Angela and Dwight hire a hitman to attack Oscar for sleeping with Angela's husband, but Dwight finds himself unable to go along with it.
When making a tower out of customer complaint cards, the office workers need one more to reach the ceiling, and Pam volunteers to have a complaint filed against her for the first time.
Jim wants to go part-time at Dunder Mifflin to do more for his new venture, but has to convince Stanley and Phyllis to take on his clients if he is away.
Tropes
- Conflicting Loyalty: Dwight doesn't want to see the hitman he hired harm Oscar, but since he knows the hitman as well, he also ends up protecting him from Oscar's retaliation.
- Everyone Has Standards: Dwight loves violence like no other, but he would never intentionally harm a coworker and so refuses to have the hitman he hired to kill or even injure Oscar.

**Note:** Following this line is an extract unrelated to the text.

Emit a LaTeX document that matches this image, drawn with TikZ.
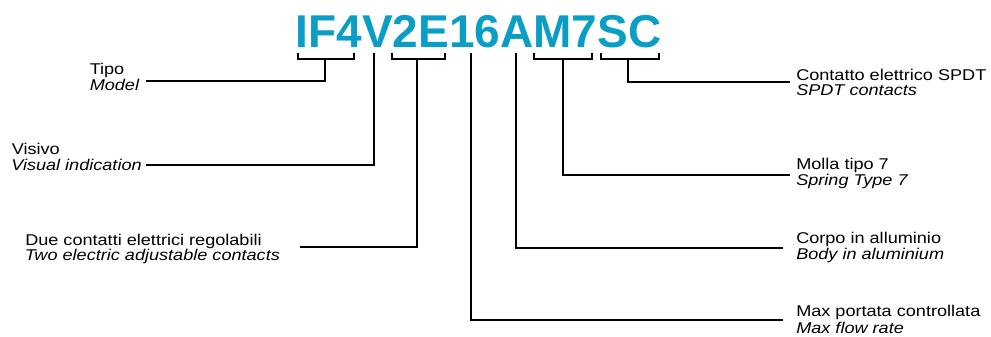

- Failure Is the Only Option: To successfully finish the card tower, the workers need a customer to file a complaint against them.

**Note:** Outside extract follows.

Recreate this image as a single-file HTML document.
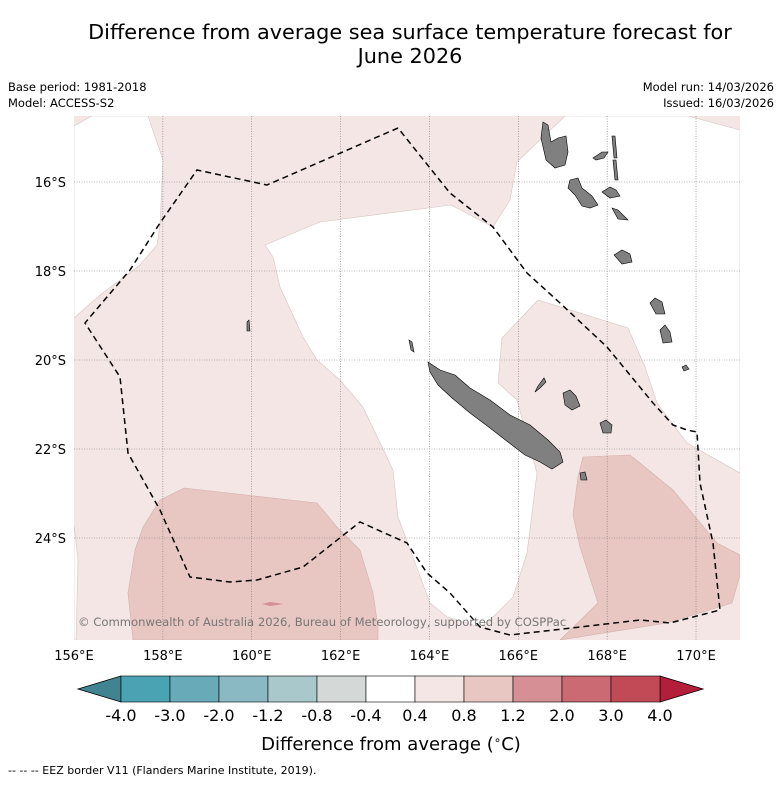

- Heel Realization: The workers building the complaint card tower seemed to be stunned when they realize that Pam's insult of a customer to get a complaint filed also resulted in the company losing that client.
- I Just Want to Be Special: Inverted. When Pam discovers that she's the only one who a customer has never filed a complaint against, she volunteers to get the last complaint they need to build the card tower so that she doesn't feel left out.
- O.O.C. Is Serious Business: Dwight realizes who Angela's target is when he notices her accept a cookie from Oscar only to bitterly crush it as soon as he's out of sight.
- While Dwight never takes note of it, Angela, a very thorough individual who does not like to rely on potentially cost-risky ventures or people, decides to pay the hitman for the job despite the fact that his competence is visibly questionable.
- The Unfair Sex: It's lampshaded by Dwight that Angela had affairs with him during her marriage just as her husband did with Oscar, but she is still extremely hurt at what Oscar did.